Pistachios, almonds and other popular tree nuts might someday be routinely sprayed with a yeast called Pichia anomala. Laboratory and field studies by Agricultural Research Service (ARS) plant physiologist Sui-Sheng (Sylvia) Hua have shown that the yeast competes successfully for nutrients—and space to grow—that might otherwise be used by an unwanted mold, Aspergillus flavus.
A. flavus and some other Aspergillus species can produce troublesome toxins known collectively as aflatoxins.
Hua has received a patent for use of the yeast as an eco-friendly way to protect tree nuts, as well as corn, from becoming contaminated with aflatoxins. Standards set by the U.S. Food and Drug Administration help prevent sale of aflatoxin-contaminated food and feed.

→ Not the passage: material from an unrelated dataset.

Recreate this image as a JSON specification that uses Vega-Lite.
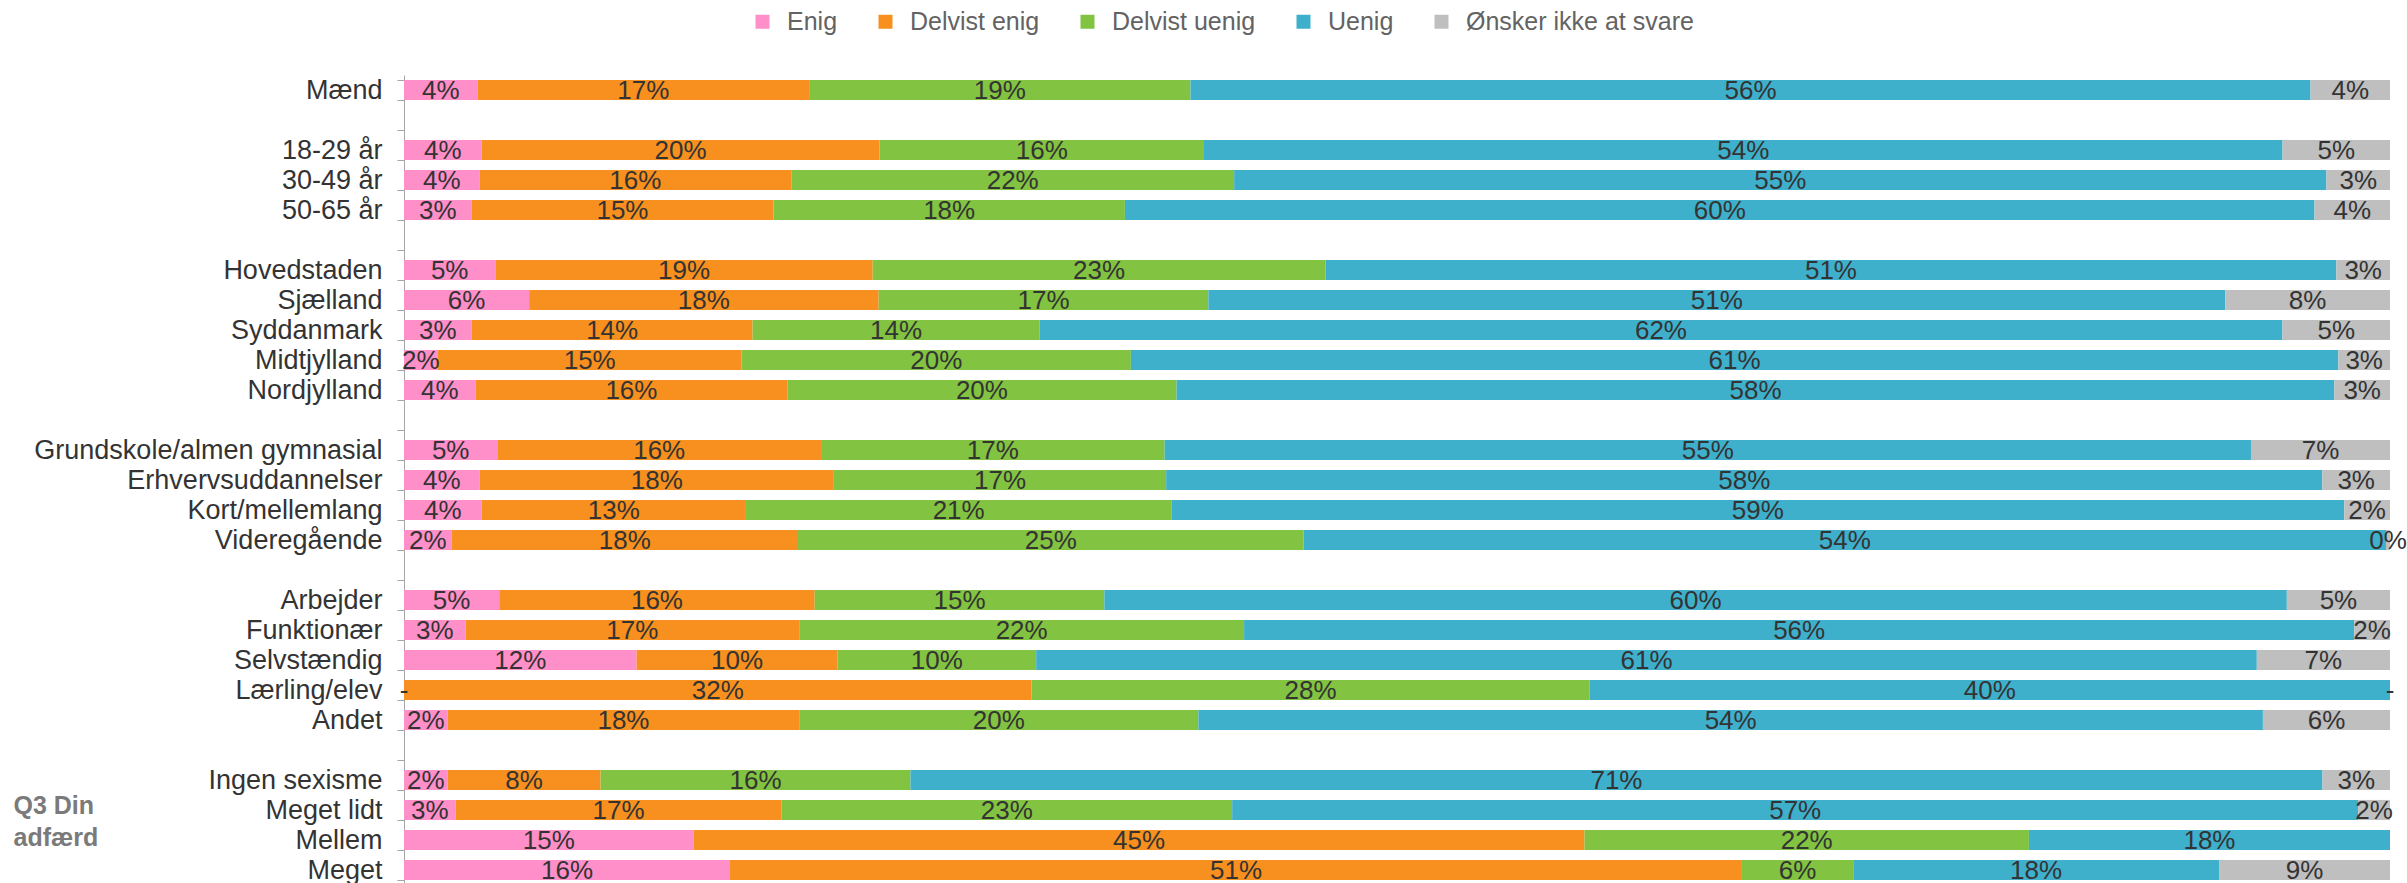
{
  "$schema": "https://vega.github.io/schema/vega-lite/v6.json",
  "autosize": {"type": "none"},
  "padding": {"left": 404, "top": 75, "right": 17, "bottom": 0},
  "width": 1986,
  "height": 810,
  "config": {
    "view": {"stroke": null},
    "font": "Liberation Sans"
  },
  "data": {
    "values": [
      {"g": "Mænd", "k": 1, "a": "Enig", "v": 3.7, "t": "4%"},
      {"g": "Mænd", "k": 2, "a": "Delvist enig", "v": 16.7, "t": "17%"},
      {"g": "Mænd", "k": 3, "a": "Delvist uenig", "v": 19.2, "t": "19%"},
      {"g": "Mænd", "k": 4, "a": "Uenig", "v": 56.4, "t": "56%"},
      {"g": "Mænd", "k": 5, "a": "Ønsker ikke at svare", "v": 4.0, "t": "4%"},
      {"g": "18-29 år", "k": 1, "a": "Enig", "v": 3.9, "t": "4%"},
      {"g": "18-29 år", "k": 2, "a": "Delvist enig", "v": 20.0, "t": "20%"},
      {"g": "18-29 år", "k": 3, "a": "Delvist uenig", "v": 16.3, "t": "16%"},
      {"g": "18-29 år", "k": 4, "a": "Uenig", "v": 54.2, "t": "54%"},
      {"g": "18-29 år", "k": 5, "a": "Ønsker ikke at svare", "v": 5.4, "t": "5%"},
      {"g": "30-49 år", "k": 1, "a": "Enig", "v": 3.8, "t": "4%"},
      {"g": "30-49 år", "k": 2, "a": "Delvist enig", "v": 15.7, "t": "16%"},
      {"g": "30-49 år", "k": 3, "a": "Delvist uenig", "v": 22.3, "t": "22%"},
      {"g": "30-49 år", "k": 4, "a": "Uenig", "v": 55.0, "t": "55%"},
      {"g": "30-49 år", "k": 5, "a": "Ønsker ikke at svare", "v": 3.2, "t": "3%"},
      {"g": "50-65 år", "k": 1, "a": "Enig", "v": 3.4, "t": "3%"},
      {"g": "50-65 år", "k": 2, "a": "Delvist enig", "v": 15.2, "t": "15%"},
      {"g": "50-65 år", "k": 3, "a": "Delvist uenig", "v": 17.7, "t": "18%"},
      {"g": "50-65 år", "k": 4, "a": "Uenig", "v": 59.9, "t": "60%"},
      {"g": "50-65 år", "k": 5, "a": "Ønsker ikke at svare", "v": 3.8, "t": "4%"},
      {"g": "Hovedstaden", "k": 1, "a": "Enig", "v": 4.6, "t": "5%"},
      {"g": "Hovedstaden", "k": 2, "a": "Delvist enig", "v": 19.0, "t": "19%"},
      {"g": "Hovedstaden", "k": 3, "a": "Delvist uenig", "v": 22.8, "t": "23%"},
      {"g": "Hovedstaden", "k": 4, "a": "Uenig", "v": 50.9, "t": "51%"},
      {"g": "Hovedstaden", "k": 5, "a": "Ønsker ikke at svare", "v": 2.7, "t": "3%"},
      {"g": "Sjælland", "k": 1, "a": "Enig", "v": 6.3, "t": "6%"},
      {"g": "Sjælland", "k": 2, "a": "Delvist enig", "v": 17.6, "t": "18%"},
      {"g": "Sjælland", "k": 3, "a": "Delvist uenig", "v": 16.6, "t": "17%"},
      {"g": "Sjælland", "k": 4, "a": "Uenig", "v": 51.2, "t": "51%"},
      {"g": "Sjælland", "k": 5, "a": "Ønsker ikke at svare", "v": 8.3, "t": "8%"},
      {"g": "Syddanmark", "k": 1, "a": "Enig", "v": 3.4, "t": "3%"},
      {"g": "Syddanmark", "k": 2, "a": "Delvist enig", "v": 14.1, "t": "14%"},
      {"g": "Syddanmark", "k": 3, "a": "Delvist uenig", "v": 14.4, "t": "14%"},
      {"g": "Syddanmark", "k": 4, "a": "Uenig", "v": 62.4, "t": "62%"},
      {"g": "Syddanmark", "k": 5, "a": "Ønsker ikke at svare", "v": 5.4, "t": "5%"},
      {"g": "Midtjylland", "k": 1, "a": "Enig", "v": 1.7, "t": "2%"},
      {"g": "Midtjylland", "k": 2, "a": "Delvist enig", "v": 15.3, "t": "15%"},
      {"g": "Midtjylland", "k": 3, "a": "Delvist uenig", "v": 19.6, "t": "20%"},
      {"g": "Midtjylland", "k": 4, "a": "Uenig", "v": 60.8, "t": "61%"},
      {"g": "Midtjylland", "k": 5, "a": "Ønsker ikke at svare", "v": 2.6, "t": "3%"},
      {"g": "Nordjylland", "k": 1, "a": "Enig", "v": 3.6, "t": "4%"},
      {"g": "Nordjylland", "k": 2, "a": "Delvist enig", "v": 15.7, "t": "16%"},
      {"g": "Nordjylland", "k": 3, "a": "Delvist uenig", "v": 19.6, "t": "20%"},
      {"g": "Nordjylland", "k": 4, "a": "Uenig", "v": 58.3, "t": "58%"},
      {"g": "Nordjylland", "k": 5, "a": "Ønsker ikke at svare", "v": 2.8, "t": "3%"},
      {"g": "Grundskole/almen gymnasial", "k": 1, "a": "Enig", "v": 4.7, "t": "5%"},
      {"g": "Grundskole/almen gymnasial", "k": 2, "a": "Delvist enig", "v": 16.3, "t": "16%"},
      {"g": "Grundskole/almen gymnasial", "k": 3, "a": "Delvist uenig", "v": 17.3, "t": "17%"},
      {"g": "Grundskole/almen gymnasial", "k": 4, "a": "Uenig", "v": 54.7, "t": "55%"},
      {"g": "Grundskole/almen gymnasial", "k": 5, "a": "Ønsker ikke at svare", "v": 7.0, "t": "7%"},
      {"g": "Erhvervsuddannelser", "k": 1, "a": "Enig", "v": 3.8, "t": "4%"},
      {"g": "Erhvervsuddannelser", "k": 2, "a": "Delvist enig", "v": 17.8, "t": "18%"},
      {"g": "Erhvervsuddannelser", "k": 3, "a": "Delvist uenig", "v": 16.7, "t": "17%"},
      {"g": "Erhvervsuddannelser", "k": 4, "a": "Uenig", "v": 58.1, "t": "58%"},
      {"g": "Erhvervsuddannelser", "k": 5, "a": "Ønsker ikke at svare", "v": 3.4, "t": "3%"},
      {"g": "Kort/mellemlang", "k": 1, "a": "Enig", "v": 3.9, "t": "4%"},
      {"g": "Kort/mellemlang", "k": 2, "a": "Delvist enig", "v": 13.3, "t": "13%"},
      {"g": "Kort/mellemlang", "k": 3, "a": "Delvist uenig", "v": 21.4, "t": "21%"},
      {"g": "Kort/mellemlang", "k": 4, "a": "Uenig", "v": 59.0, "t": "59%"},
      {"g": "Kort/mellemlang", "k": 5, "a": "Ønsker ikke at svare", "v": 2.3, "t": "2%"},
      {"g": "Videregående", "k": 1, "a": "Enig", "v": 2.4, "t": "2%"},
      {"g": "Videregående", "k": 2, "a": "Delvist enig", "v": 17.4, "t": "18%"},
      {"g": "Videregående", "k": 3, "a": "Delvist uenig", "v": 25.4, "t": "25%"},
      {"g": "Videregående", "k": 4, "a": "Uenig", "v": 54.4, "t": "54%"},
      {"g": "Videregående", "k": 5, "a": "Ønsker ikke at svare", "v": 0.2, "t": "0%"},
      {"g": "Arbejder", "k": 1, "a": "Enig", "v": 4.8, "t": "5%"},
      {"g": "Arbejder", "k": 2, "a": "Delvist enig", "v": 15.9, "t": "16%"},
      {"g": "Arbejder", "k": 3, "a": "Delvist uenig", "v": 14.6, "t": "15%"},
      {"g": "Arbejder", "k": 4, "a": "Uenig", "v": 59.6, "t": "60%"},
      {"g": "Arbejder", "k": 5, "a": "Ønsker ikke at svare", "v": 5.2, "t": "5%"},
      {"g": "Funktionær", "k": 1, "a": "Enig", "v": 3.1, "t": "3%"},
      {"g": "Funktionær", "k": 2, "a": "Delvist enig", "v": 16.8, "t": "17%"},
      {"g": "Funktionær", "k": 3, "a": "Delvist uenig", "v": 22.4, "t": "22%"},
      {"g": "Funktionær", "k": 4, "a": "Uenig", "v": 55.9, "t": "56%"},
      {"g": "Funktionær", "k": 5, "a": "Ønsker ikke at svare", "v": 1.8, "t": "2%"},
      {"g": "Selvstændig", "k": 1, "a": "Enig", "v": 11.7, "t": "12%"},
      {"g": "Selvstændig", "k": 2, "a": "Delvist enig", "v": 10.1, "t": "10%"},
      {"g": "Selvstændig", "k": 3, "a": "Delvist uenig", "v": 10.0, "t": "10%"},
      {"g": "Selvstændig", "k": 4, "a": "Uenig", "v": 61.4, "t": "61%"},
      {"g": "Selvstændig", "k": 5, "a": "Ønsker ikke at svare", "v": 6.7, "t": "7%"},
      {"g": "Lærling/elev", "k": 1, "a": "Enig", "v": 0, "t": "-"},
      {"g": "Lærling/elev", "k": 2, "a": "Delvist enig", "v": 31.6, "t": "32%"},
      {"g": "Lærling/elev", "k": 3, "a": "Delvist uenig", "v": 28.1, "t": "28%"},
      {"g": "Lærling/elev", "k": 4, "a": "Uenig", "v": 40.3, "t": "40%"},
      {"g": "Lærling/elev", "k": 5, "a": "Ønsker ikke at svare", "v": 0, "t": "-"},
      {"g": "Andet", "k": 1, "a": "Enig", "v": 2.2, "t": "2%"},
      {"g": "Andet", "k": 2, "a": "Delvist enig", "v": 17.7, "t": "18%"},
      {"g": "Andet", "k": 3, "a": "Delvist uenig", "v": 20.1, "t": "20%"},
      {"g": "Andet", "k": 4, "a": "Uenig", "v": 53.6, "t": "54%"},
      {"g": "Andet", "k": 5, "a": "Ønsker ikke at svare", "v": 6.4, "t": "6%"},
      {"g": "Ingen sexisme", "k": 1, "a": "Enig", "v": 2.2, "t": "2%"},
      {"g": "Ingen sexisme", "k": 2, "a": "Delvist enig", "v": 7.7, "t": "8%"},
      {"g": "Ingen sexisme", "k": 3, "a": "Delvist uenig", "v": 15.6, "t": "16%"},
      {"g": "Ingen sexisme", "k": 4, "a": "Uenig", "v": 71.1, "t": "71%"},
      {"g": "Ingen sexisme", "k": 5, "a": "Ønsker ikke at svare", "v": 3.4, "t": "3%"},
      {"g": "Meget lidt", "k": 1, "a": "Enig", "v": 2.6, "t": "3%"},
      {"g": "Meget lidt", "k": 2, "a": "Delvist enig", "v": 16.4, "t": "17%"},
      {"g": "Meget lidt", "k": 3, "a": "Delvist uenig", "v": 22.7, "t": "23%"},
      {"g": "Meget lidt", "k": 4, "a": "Uenig", "v": 56.7, "t": "57%"},
      {"g": "Meget lidt", "k": 5, "a": "Ønsker ikke at svare", "v": 1.6, "t": "2%"},
      {"g": "Mellem", "k": 1, "a": "Enig", "v": 14.6, "t": "15%"},
      {"g": "Mellem", "k": 2, "a": "Delvist enig", "v": 44.9, "t": "45%"},
      {"g": "Mellem", "k": 3, "a": "Delvist uenig", "v": 22.4, "t": "22%"},
      {"g": "Mellem", "k": 4, "a": "Uenig", "v": 18.2, "t": "18%"},
      {"g": "Meget", "k": 1, "a": "Enig", "v": 16.4, "t": "16%"},
      {"g": "Meget", "k": 2, "a": "Delvist enig", "v": 50.9, "t": "51%"},
      {"g": "Meget", "k": 3, "a": "Delvist uenig", "v": 5.6, "t": "6%"},
      {"g": "Meget", "k": 4, "a": "Uenig", "v": 18.4, "t": "18%"},
      {"g": "Meget", "k": 5, "a": "Ønsker ikke at svare", "v": 8.6, "t": "9%"}
    ]
  },
  "encoding": {
    "y": {
      "field": "g",
      "type": "nominal",
      "scale": {
        "domain": ["Mænd", " ", "18-29 år", "30-49 år", "50-65 år", "  ", "Hovedstaden", "Sjælland", "Syddanmark", "Midtjylland", "Nordjylland", "   ", "Grundskole/almen gymnasial", "Erhvervsuddannelser", "Kort/mellemlang", "Videregående", "    ", "Arbejder", "Funktionær", "Selvstændig", "Lærling/elev", "Andet", "     ", "Ingen sexisme", "Meget lidt", "Mellem", "Meget"],
        "paddingInner": 0.33,
        "paddingOuter": 0.165
      },
      "axis": {
        "title": ["Q3 Din", "adfærd"],
        "titleAngle": 0,
        "titleAlign": "left",
        "titleBaseline": "alphabetic",
        "titleX": -391,
        "titleY": 738,
        "titleLineHeight": 32,
        "titleFontSize": 25,
        "titleFontWeight": "bold",
        "titleColor": "#7a7a7a",
        "titleFont": "Liberation Sans",
        "labelFontSize": 27,
        "labelColor": "#333333",
        "labelFont": "Liberation Sans",
        "labelPadding": 15,
        "tickSize": 7,
        "tickColor": "#a6a6a6",
        "domainColor": "#a6a6a6",
        "tickBand": "extent",
        "grid": false,
        "labelLimit": 0
      }
    },
    "x": {
      "field": "v",
      "type": "quantitative",
      "stack": "normalize",
      "axis": null
    },
    "order": {"field": "k", "type": "quantitative", "sort": "ascending"}
  },
  "layer": [
    {
      "mark": {"type": "bar"},
      "encoding": {
        "color": {
          "field": "a",
          "type": "nominal",
          "scale": {
            "domain": ["Enig", "Delvist enig", "Delvist uenig", "Uenig", "Ønsker ikke at svare"],
            "range": ["#ff8fc8", "#f7901e", "#82c341", "#3fb0cc", "#bfbfbf"]
          },
          "legend": {
            "title": null,
            "orient": "none",
            "direction": "horizontal",
            "legendX": 346,
            "legendY": -66,
            "symbolType": "square",
            "symbolSize": 196,
            "symbolStrokeWidth": 0,
            "symbolOpacity": 1,
            "labelFontSize": 25,
            "labelColor": "#636363",
            "labelFont": "Liberation Sans",
            "labelOffset": 12,
            "columnPadding": 35,
            "padding": 0,
            "labelLimit": 0
          }
        }
      }
    },
    {
      "mark": {"type": "text", "fontSize": 26, "color": "#333333", "font": "Liberation Sans", "align": "center", "baseline": "middle", "dy": 1},
      "encoding": {
        "x": {
          "field": "v",
          "type": "quantitative",
          "stack": "normalize",
          "bandPosition": 0.5,
          "axis": null
        },
        "detail": {"field": "a", "type": "nominal"},
        "text": {"field": "t", "type": "nominal"}
      }
    }
  ]
}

In tests conducted in a California pistachio orchard, Hua and colleagues found that spraying the trees with the yeast inhibited incidence of A. flavus in pistachios by up to 97 percent, compared to unsprayed trees.
The yeast can also be sprayed on the harvested or stored crop instead of on trees before the harvest, according to Hua, based at the ARS Western Regional Research Center in Albany, Calif.
Besides inhibiting the A. flavus fungus, the versatile yeast may also be effective in protecting other crops against any of at least half a dozen other species of microbes that can ruin a food's taste, texture, yield, safety or other attributes. Those microbes include, for example, Botrytis cinerea, which causes gray mold of table grapes.
ARS is the principal intramural scientific research agency of the U.S. Department of Agriculture. Hua's research is one of many studies conducted at ARS labs nationwide to support the USDA priority of food safety.